Респонденты второго типа, составляющие 25–30 %, придерживаются несколько иных позиций. Признавая историческую необходимость революции, они осуждают многие действия большевиков… Третья позиция отличается от второй перерастанием критицизма в принципиальное неприятие идей Октябрьской революции… Прямые сторонники перехода страны с социалистического пути на капиталистический составили около 10 %…
В сентябрьском опросе 1990 года был использован другой вариант того же вопроса: „Каким курсом должен следовать СССР в будущем?“ За „отказ от социализма и переход к капитализму“ здесь высказались 8 %, за „социал-демократию североевропейского типа, сочетающую черты социализма и капитализма“ — 30 %…
Общий вывод заключается в том, что значительная часть советских людей считает избранный нашим обществом исторический путь ошибочным… Есть основания ожидать, что по мере развития рынка и формирования слоя предпринимателей социальный конфликт между ними и основной массой трудящихся будет обостряться» [23].
И это называют демократической революцией снизу! Сама эта демагогия вызвала отвращение людей — а ведь бедствие в тот момент еще не наступило!
Преобразования, начатые в 1988 году, были столь радикальными («шоковыми»), что их было бы правильнее называть революционными. В обиход даже вошло иррациональное выражение «реформа посредством слома». Да и сами идеологи перестройки любили называть ее революцией, причем уточнялось, что речь шла о революции разрушительной: «Революция сверху отнюдь не легче революции снизу. Успех ее, как и всякой революции, зависит прежде всего от стойкости, решительности революционных сил, их способности сломать сопротивление отживших свое общественных настроений и структур» (Н. П. Шмелев). Е. Г. Ясин также считал, что в 1991 году в СССР произошла революция: «По своему значению, по глубине ломки социальных отношений, пронизавших все слои общества, [августовская] революция была для России более существенна и несравненно более плодотворна, чем Октябрьская 1917 года».
Разрушительный пафос перестройки достиг такого накала, что была подорвана сама способность «демократической» элиты к рациональным умозаключениям.

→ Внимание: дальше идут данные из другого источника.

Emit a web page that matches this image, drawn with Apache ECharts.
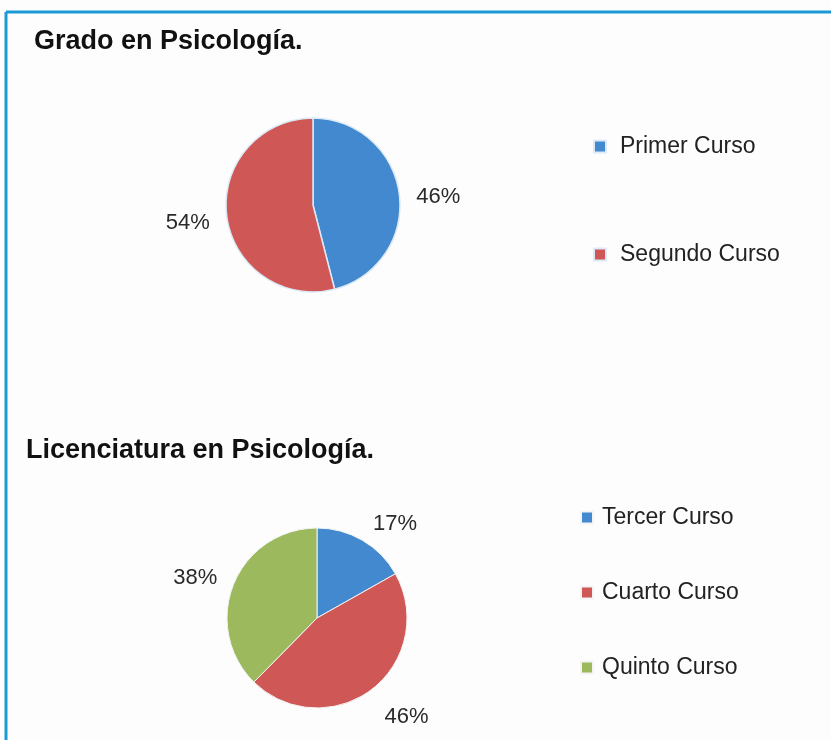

Дж. Гэлбрейт, один из виднейших экономистов США, посетив в 1990 году Москву и ознакомившись с доктриной реформ, сказал: «Говорящие — а многие говорят об этом бойко и даже не задумываясь — о возвращении к свободному рынку времен Смита не правы настолько, что их точка зрения может быть сочтена психическим отклонением клинического характера. Это то явление, которого у нас на Западе нет, которое мы не стали бы терпеть и которое не могло бы выжить» [24].
Психическое отклонение клинического характера — вот как воспринимался замысел перестройки СССР по рыночным канонам.
Да это было очевидно практически всем, включая грабителей, которые воспользовались моментом. А. С. Ципко вспоминает: «Во время одной из телепередач на упрек в несостоятельности российских демократов Юрий Афанасьев неожиданно ответил: „Вы правы, результат реформ катастрофичен и, наверное, не могло быть по-другому. Мы, на самом деле, были слепые поводыри слепых“ [25].